Spectroscopic Properties

UV-Visible Spectroscopy

• Absorption Maximum: 280 nm (due to phenylalanine)
• Extinction Coefficient: 1490 M⁻¹cm⁻¹
• Concentration Determination: Can be quantified by UV absorption

Circular Dichroism (CD)

• Shows characteristics of disordered structure in solution
• Increased α-helical content upon actin binding
• Used to study conformational changes

Binding Properties

Actin Binding

• Binding Affinity: Kd approximately 0.5-2 μM
• Stoichiometry: 1:1 binding (one TB-500 per actin monomer)
• Binding Site: Binds to the barbed end of actin
• Conformational Change: Both TB-500 and actin undergo conformational changes upon binding

Other Binding Partners

TB-500 may interact with other proteins and molecules:

• Cell surface receptors (specific receptors not fully characterized)
• Extracellular matrix components
• Other cytoskeletal proteins

Structure-Function Relationships

Critical Regions

• N-Terminal Acetylation: Important for stability and may influence activity
• Actin-Binding Domain (residues 5-20): Essential for primary biological function
• C-Terminal Region: May contribute to other biological activities
• Charged Residues: Influence solubility and protein-protein interactions

Sequence Variants

Natural variants and synthetic modifications have been studied:

• Truncated versions (e.g., TB4-sulfoxide)
• Point mutations to study structure-function relationships
• Modified versions for enhanced stability or activity

Analytical Characterization

Mass Spectrometry

• Expected Mass: 4963.44 Da
• Fragmentation Patterns: Can be used to confirm sequence
• Modification Detection: Can identify oxidation, deamidation, etc.
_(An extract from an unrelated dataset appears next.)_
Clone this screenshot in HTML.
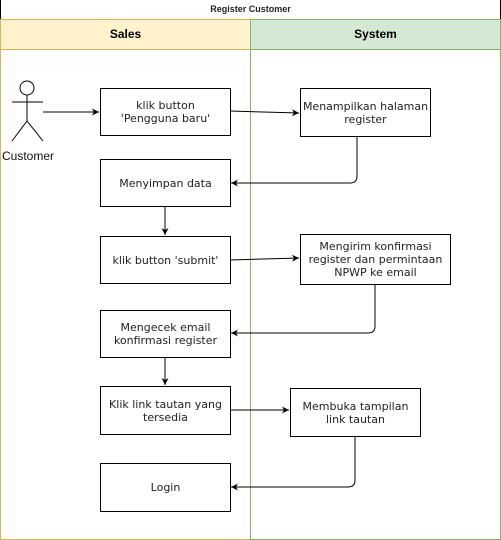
<!DOCTYPE html>
<html><head><style>
body{margin:0;width:501px;height:540px;overflow:hidden;background:#fff;position:relative;font-family:"DejaVu Sans",sans-serif}
.b{position:absolute;border:1px solid #000;background:#fff;box-sizing:border-box;display:flex;align-items:center;justify-content:center;text-align:center;font-size:11px;color:#222;line-height:13px}
</style></head><body>
<div style="position:absolute;left:0;top:0;width:501px;height:19px;box-sizing:border-box;border-left:1px solid #000;border-right:1px solid #000;font:bold 9px 'Liberation Sans',sans-serif;text-align:center;line-height:19px;color:#222">Register Customer</div>
<div style="position:absolute;left:0;top:19px;width:251px;height:521px;box-sizing:border-box;border:1px solid #d6b656"></div>
<div style="position:absolute;left:250px;top:19px;width:251px;height:521px;box-sizing:border-box;border:1px solid #82b366"></div>
<div style="position:absolute;left:1px;top:20px;width:249px;height:29px;background:#fff2cc;border-bottom:1px solid #d6b656;font:bold 12px 'Liberation Sans',sans-serif;text-align:center;line-height:29px">Sales</div>
<div style="position:absolute;left:251px;top:20px;width:249px;height:29px;background:#d5e8d4;border-bottom:1px solid #82b366;font:bold 12px 'Liberation Sans',sans-serif;text-align:center;line-height:29px">System</div>

<svg style="position:absolute;left:0;top:0" width="501" height="540">
<defs><marker id="a" markerWidth="8" markerHeight="8" refX="7" refY="4" orient="auto" markerUnits="userSpaceOnUse"><path d="M0,0.5 L7,4 L0,7.5 L2,4z" fill="#000"/></marker></defs>
<g stroke="#000" fill="none" stroke-width="1">
<circle cx="27" cy="88" r="7"/>
<line x1="27" y1="95" x2="27" y2="121"/>
<line x1="12" y1="102" x2="43" y2="102"/>
<line x1="27" y1="121" x2="12" y2="141"/>
<line x1="27" y1="121" x2="43" y2="141"/>
<line x1="43" y1="112" x2="99" y2="112" marker-end="url(#a)"/>
<line x1="230" y1="111" x2="299" y2="113" marker-end="url(#a)"/>
<path d="M357,136 V176 Q357,183 350,183 H231" marker-end="url(#a)"/>
<line x1="165" y1="206" x2="165" y2="235" marker-end="url(#a)"/>
<line x1="230" y1="260" x2="299" y2="258" marker-end="url(#a)"/>
<path d="M375,284 V326 Q375,333 368,333 H231" marker-end="url(#a)"/>
<line x1="165" y1="357" x2="165" y2="385" marker-end="url(#a)"/>
<line x1="230" y1="410" x2="289" y2="410" marker-end="url(#a)"/>
<path d="M355,436 V480 Q355,487 348,487 H231" marker-end="url(#a)"/>
</g>
<text x="28" y="160" font-family="Liberation Sans,sans-serif" font-size="12" text-anchor="middle" fill="#111">Customer</text>
</svg>

<div class="b" style="left:100px;top:88px;width:131px;height:48px">klik button<br>'Pengguna baru'</div>
<div class="b" style="left:100px;top:159px;width:131px;height:48px">Menyimpan data</div>
<div class="b" style="left:100px;top:236px;width:131px;height:48px">klik button 'submit'</div>
<div class="b" style="left:100px;top:310px;width:131px;height:48px">Mengecek email<br>konfirmasi register</div>
<div class="b" style="left:100px;top:386px;width:131px;height:49px">Klik link tautan yang<br>tersedia</div>
<div class="b" style="left:100px;top:463px;width:131px;height:49px">Login</div>
<div class="b" style="left:300px;top:88px;width:131px;height:49px">Menampilkan halaman<br>register</div>
<div class="b" style="left:300px;top:234px;width:151px;height:51px">Mengirim konfirmasi<br>register dan permintaan<br>NPWP ke email</div>
<div class="b" style="left:290px;top:388px;width:131px;height:49px">Membuka tampilan<br>link tautan</div>
</body></html>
Chromatographic Properties

• Reverse-Phase HPLC: Retention time depends on column and gradient
• Ion Exchange: Binds to cation exchangers at neutral pH
• Size Exclusion: Elutes according to molecular weight

Comparison with Related Peptides

Compared to BPC-157 (15 amino acids, 1419.56 g/mol), TB-500 is significantly larger and more complex. GHK-Cu (3 amino acids, 404.0 g/mol) is much smaller and simpler. TB-500's larger size contributes to its more complex biological activities but also makes it more challenging to synthesize and characterize.

Conclusion

TB-500 is a 43-amino acid peptide with a molecular weight of 4963.44 g/mol. Its structure is characterized by intrinsic disorder, with flexibility that allows it to adopt different conformations depending on its environment and binding partners. The peptide's primary biological activity stems from its ability to bind actin through a central binding domain. Understanding TB-500's chemical and structural properties is essential for proper handling, storage, and appreciation of its biological mechanisms.